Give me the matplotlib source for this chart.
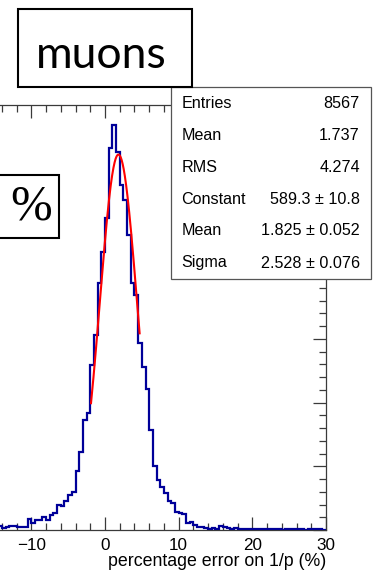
import numpy as np
import matplotlib
matplotlib.use("Agg")
import matplotlib.pyplot as plt
from matplotlib.patches import Rectangle
from matplotlib.ticker import MultipleLocator

plt.rcParams["font.family"] = ["Liberation Sans", "DejaVu Sans"]

# Histogram of the 1/p percentage error, 0.5-wide bins from -15 to 30
bin_start = -15.0
bin_stop = 30.0
counts = [
    4, 7, 3, 4, 7, 7, 5, 5, 5, 18,            # -15 .. -10
    11, 15, 15, 21, 16, 24, 26, 40, 37, 45,   # -10 .. -5
    55, 60, 93, 123, 172, 183, 259, 306, 387, 437,   # -5 .. 0
    490, 599, 636, 594, 542, 518, 463, 387, 369, 293,  # 0 .. 5
    256, 222, 157, 100, 79, 68, 58, 46, 42, 29,  # 5 .. 10
    26, 25, 11, 13, 8, 4, 4, 3, 1, 3,         # 10 .. 15
    1, 6, 4, 3, 1, 3, 2, 1, 2, 1,             # 15 .. 20
    2, 1, 1, 2, 1, 1, 2, 1, 0, 1,             # 20 .. 25
    1, 1, 2, 1, 0, 1, 1, 2, 1, 0,             # 25 .. 30
]

# Gaussian fit result and fit window
fit_constant = 589.3
fit_mean = 1.825
fit_sigma = 2.528
fit_from, fit_to = -1.9, 4.7

# Statistics box contents
stat_names = ["Entries", "Mean", "RMS", "Constant", "Mean", "Sigma"]
stat_values = ["8567", "1.737", "4.274", "589.3 \u00b1 10.8",
               "1.825 \u00b1 0.052", "2.528 \u00b1 0.076"]

# x axis: major tick positions and their printed labels
x_tick_values = [-30, -20, -10, 0, 10, 20, 30]
x_tick_labels = ["", "", "\u221210", "0", "10", "20", "30"]
x_title = "percentage error on 1/p (%)"
particle_label = "muons"
unit_label = "%"

W, H = 376, 570
fig = plt.figure(figsize=(W / 100, H / 100), dpi=100)
fig.patch.set_facecolor("white")


def fx(px):
    return px / W


def fy(py):
    return 1 - py / H


frame_col = "#3a3a3a"

ax = fig.add_axes([fx(-116), fy(530), 442 / W, 425 / H])
edges = np.linspace(bin_start, bin_stop, len(counts) + 1)
ax.stairs(counts, edges, color="#000099", linewidth=1.6, zorder=3)

xf = np.linspace(fit_from, fit_to, 300)
yf = fit_constant * np.exp(-0.5 * ((xf - fit_mean) / fit_sigma) ** 2)
ax.plot(xf, yf, color="#ff0000", linewidth=1.5, zorder=4)

ax.set_xlim(-30, 30)
ax.set_ylim(0, 667)
ax.set_xticks(x_tick_values)
ax.set_xticklabels(x_tick_labels)
ax.xaxis.set_minor_locator(MultipleLocator(2))
ax.yaxis.set_major_locator(MultipleLocator(100))
ax.yaxis.set_minor_locator(MultipleLocator(20))
ax.tick_params(which="both", direction="in", top=True, right=True,
               color=frame_col, width=0.9, labelsize=12.3, pad=6)
ax.tick_params(axis="y", labelleft=False)
ax.tick_params(which="major", length=9.6)
ax.tick_params(which="minor", length=4.8)
for s in ax.spines.values():
    s.set_color(frame_col)
    s.set_linewidth(0.9)

ax.set_xlabel(x_title, fontsize=12.8, loc="right")
ax.xaxis.set_label_coords(1.0, -(553 - 530) / 425)

# statistics box
bx0, by0, bx1, by1 = 171, 87, 371, 279
fig.add_artist(Rectangle((fx(bx0), fy(by1)), fx(bx1) - fx(bx0), fy(by0) - fy(by1),
                         transform=fig.transFigure, facecolor="white",
                         edgecolor="#555555", linewidth=0.9, zorder=5))
row_h = (by1 - by0) / len(stat_names)
for i, (name, val) in enumerate(zip(stat_names, stat_values)):
    yc = by0 + row_h * (i + 0.5)
    fig.text(fx(181.5), fy(yc), name, ha="left", va="center",
             fontsize=11.6, zorder=6)
    fig.text(fx(360), fy(yc), val, ha="right", va="center",
             fontsize=11.6, zorder=6)

# particle label box
fig.add_artist(Rectangle((fx(18), fy(87)), fx(192) - fx(18), fy(9) - fy(87),
                         transform=fig.transFigure, facecolor="white",
                         edgecolor="black", linewidth=1.5, zorder=7))
fig.text(fx(101.5), fy(68.5), particle_label, ha="center", va="baseline",
         fontsize=32, family=["Lato", "DejaVu Sans"], zorder=8)

# unit label box (runs off the left edge of the canvas)
fig.add_artist(Rectangle((fx(-40), fy(238)), fx(59) - fx(-40), fy(175) - fy(238),
                         transform=fig.transFigure, facecolor="white",
                         edgecolor="black", linewidth=1.5, zorder=7))
fig.text(fx(31), fy(207), unit_label, ha="center", va="center",
         fontsize=36, family=["Liberation Serif", "DejaVu Serif"], zorder=8)

fig.savefig("out.png", dpi=100)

******************************

_To be done_
Extract every line of the data exactly; pictures stay out.

_Full answer_
Give me the matplotlib source for this chart.
import numpy as np
import matplotlib
matplotlib.use("Agg")
import matplotlib.pyplot as plt
from matplotlib.patches import Rectangle
from matplotlib.ticker import MultipleLocator

plt.rcParams["font.family"] = ["Liberation Sans", "DejaVu Sans"]

# Histogram of the 1/p percentage error, 0.5-wide bins from -15 to 30
bin_start = -15.0
bin_stop = 30.0
counts = [
    4, 7, 3, 4, 7, 7, 5, 5, 5, 18,            # -15 .. -10
    11, 15, 15, 21, 16, 24, 26, 40, 37, 45,   # -10 .. -5
    55, 60, 93, 123, 172, 183, 259, 306, 387, 437,   # -5 .. 0
    490, 599, 636, 594, 542, 518, 463, 387, 369, 293,  # 0 .. 5
    256, 222, 157, 100, 79, 68, 58, 46, 42, 29,  # 5 .. 10
    26, 25, 11, 13, 8, 4, 4, 3, 1, 3,         # 10 .. 15
    1, 6, 4, 3, 1, 3, 2, 1, 2, 1,             # 15 .. 20
    2, 1, 1, 2, 1, 1, 2, 1, 0, 1,             # 20 .. 25
    1, 1, 2, 1, 0, 1, 1, 2, 1, 0,             # 25 .. 30
]

# Gaussian fit result and fit window
fit_constant = 589.3
fit_mean = 1.825
fit_sigma = 2.528
fit_from, fit_to = -1.9, 4.7

# Statistics box contents
stat_names = ["Entries", "Mean", "RMS", "Constant", "Mean", "Sigma"]
stat_values = ["8567", "1.737", "4.274", "589.3 \u00b1 10.8",
               "1.825 \u00b1 0.052", "2.528 \u00b1 0.076"]

# x axis: major tick positions and their printed labels
x_tick_values = [-30, -20, -10, 0, 10, 20, 30]
x_tick_labels = ["", "", "\u221210", "0", "10", "20", "30"]
x_title = "percentage error on 1/p (%)"
particle_label = "muons"
unit_label = "%"

W, H = 376, 570
fig = plt.figure(figsize=(W / 100, H / 100), dpi=100)
fig.patch.set_facecolor("white")


def fx(px):
    return px / W


def fy(py):
    return 1 - py / H


frame_col = "#3a3a3a"

ax = fig.add_axes([fx(-116), fy(530), 442 / W, 425 / H])
edges = np.linspace(bin_start, bin_stop, len(counts) + 1)
ax.stairs(counts, edges, color="#000099", linewidth=1.6, zorder=3)

xf = np.linspace(fit_from, fit_to, 300)
yf = fit_constant * np.exp(-0.5 * ((xf - fit_mean) / fit_sigma) ** 2)
ax.plot(xf, yf, color="#ff0000", linewidth=1.5, zorder=4)

ax.set_xlim(-30, 30)
ax.set_ylim(0, 667)
ax.set_xticks(x_tick_values)
ax.set_xticklabels(x_tick_labels)
ax.xaxis.set_minor_locator(MultipleLocator(2))
ax.yaxis.set_major_locator(MultipleLocator(100))
ax.yaxis.set_minor_locator(MultipleLocator(20))
ax.tick_params(which="both", direction="in", top=True, right=True,
               color=frame_col, width=0.9, labelsize=12.3, pad=6)
ax.tick_params(axis="y", labelleft=False)
ax.tick_params(which="major", length=9.6)
ax.tick_params(which="minor", length=4.8)
for s in ax.spines.values():
    s.set_color(frame_col)
    s.set_linewidth(0.9)

ax.set_xlabel(x_title, fontsize=12.8, loc="right")
ax.xaxis.set_label_coords(1.0, -(553 - 530) / 425)

# statistics box
bx0, by0, bx1, by1 = 171, 87, 371, 279
fig.add_artist(Rectangle((fx(bx0), fy(by1)), fx(bx1) - fx(bx0), fy(by0) - fy(by1),
                         transform=fig.transFigure, facecolor="white",
                         edgecolor="#555555", linewidth=0.9, zorder=5))
row_h = (by1 - by0) / len(stat_names)
for i, (name, val) in enumerate(zip(stat_names, stat_values)):
    yc = by0 + row_h * (i + 0.5)
    fig.text(fx(181.5), fy(yc), name, ha="left", va="center",
             fontsize=11.6, zorder=6)
    fig.text(fx(360), fy(yc), val, ha="right", va="center",
             fontsize=11.6, zorder=6)

# particle label box
fig.add_artist(Rectangle((fx(18), fy(87)), fx(192) - fx(18), fy(9) - fy(87),
                         transform=fig.transFigure, facecolor="white",
                         edgecolor="black", linewidth=1.5, zorder=7))
fig.text(fx(101.5), fy(68.5), particle_label, ha="center", va="baseline",
         fontsize=32, family=["Lato", "DejaVu Sans"], zorder=8)

# unit label box (runs off the left edge of the canvas)
fig.add_artist(Rectangle((fx(-40), fy(238)), fx(59) - fx(-40), fy(175) - fy(238),
                         transform=fig.transFigure, facecolor="white",
                         edgecolor="black", linewidth=1.5, zorder=7))
fig.text(fx(31), fy(207), unit_label, ha="center", va="center",
         fontsize=36, family=["Liberation Serif", "DejaVu Serif"], zorder=8)

fig.savefig("out.png", dpi=100)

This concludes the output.